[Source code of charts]
◆ ◆ ◆ ◆ ◆

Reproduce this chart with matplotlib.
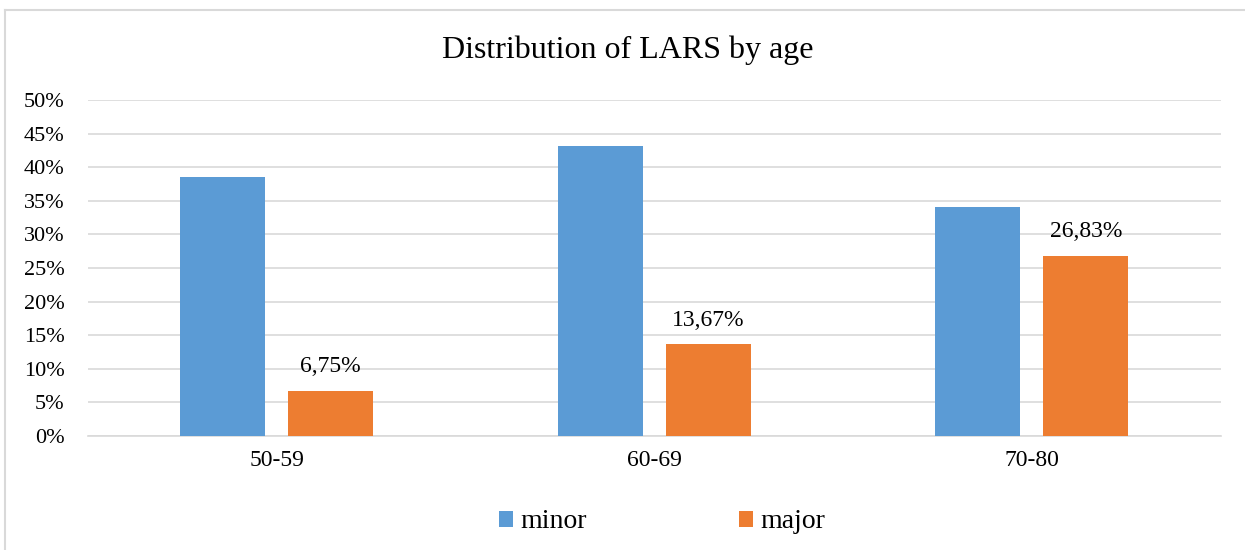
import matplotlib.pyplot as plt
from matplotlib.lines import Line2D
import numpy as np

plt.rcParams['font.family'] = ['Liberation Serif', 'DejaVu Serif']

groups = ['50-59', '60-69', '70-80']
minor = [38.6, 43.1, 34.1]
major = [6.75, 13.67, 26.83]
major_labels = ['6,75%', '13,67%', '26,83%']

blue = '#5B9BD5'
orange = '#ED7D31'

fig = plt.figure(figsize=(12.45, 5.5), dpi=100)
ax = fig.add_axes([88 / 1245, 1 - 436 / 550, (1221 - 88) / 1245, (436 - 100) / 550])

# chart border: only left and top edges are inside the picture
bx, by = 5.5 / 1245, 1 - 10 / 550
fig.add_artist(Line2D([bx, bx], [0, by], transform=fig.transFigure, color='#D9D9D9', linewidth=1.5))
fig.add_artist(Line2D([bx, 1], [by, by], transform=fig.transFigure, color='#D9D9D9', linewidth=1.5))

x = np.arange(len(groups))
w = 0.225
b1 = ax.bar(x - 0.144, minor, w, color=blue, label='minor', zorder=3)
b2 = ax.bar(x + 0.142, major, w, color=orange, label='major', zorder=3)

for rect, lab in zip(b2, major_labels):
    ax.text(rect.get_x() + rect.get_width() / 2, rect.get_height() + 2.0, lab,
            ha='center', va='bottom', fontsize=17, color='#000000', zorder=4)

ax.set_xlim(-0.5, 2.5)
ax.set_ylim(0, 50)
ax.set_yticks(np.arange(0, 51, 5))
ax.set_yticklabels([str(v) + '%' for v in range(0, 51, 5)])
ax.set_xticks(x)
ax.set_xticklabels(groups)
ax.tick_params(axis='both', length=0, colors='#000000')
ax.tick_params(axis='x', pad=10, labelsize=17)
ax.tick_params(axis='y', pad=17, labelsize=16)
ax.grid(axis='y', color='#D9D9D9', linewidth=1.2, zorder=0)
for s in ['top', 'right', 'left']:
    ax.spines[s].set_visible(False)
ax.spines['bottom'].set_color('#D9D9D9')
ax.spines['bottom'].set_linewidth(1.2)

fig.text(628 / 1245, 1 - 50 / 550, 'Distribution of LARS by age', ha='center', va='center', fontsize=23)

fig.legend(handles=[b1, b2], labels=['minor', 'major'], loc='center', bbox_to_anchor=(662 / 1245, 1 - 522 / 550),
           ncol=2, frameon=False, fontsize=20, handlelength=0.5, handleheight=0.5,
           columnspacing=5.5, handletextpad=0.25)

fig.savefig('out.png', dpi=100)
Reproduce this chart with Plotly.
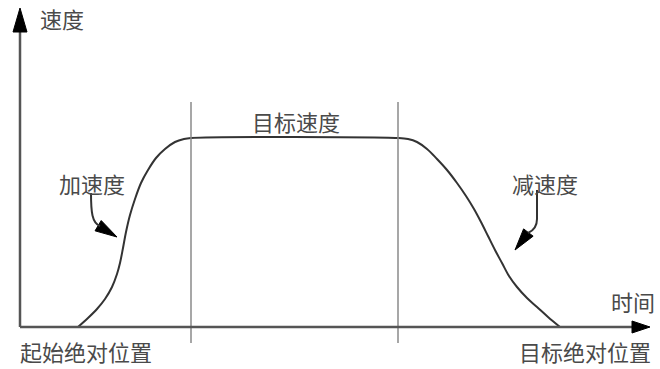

◆ ◆ ◆ ◆ ◆

→ DIRECTION
Repeat exactly the lines from the first line of the records above through the line containing "plt.rcParams['font.family'] = ['Liberation", both included. Leave out the pictures.

→ OUTPUT
Reproduce this chart with matplotlib.
import matplotlib.pyplot as plt
from matplotlib.lines import Line2D
import numpy as np

plt.rcParams['font.family'] = ['Liberation Serif', 'DejaVu Serif']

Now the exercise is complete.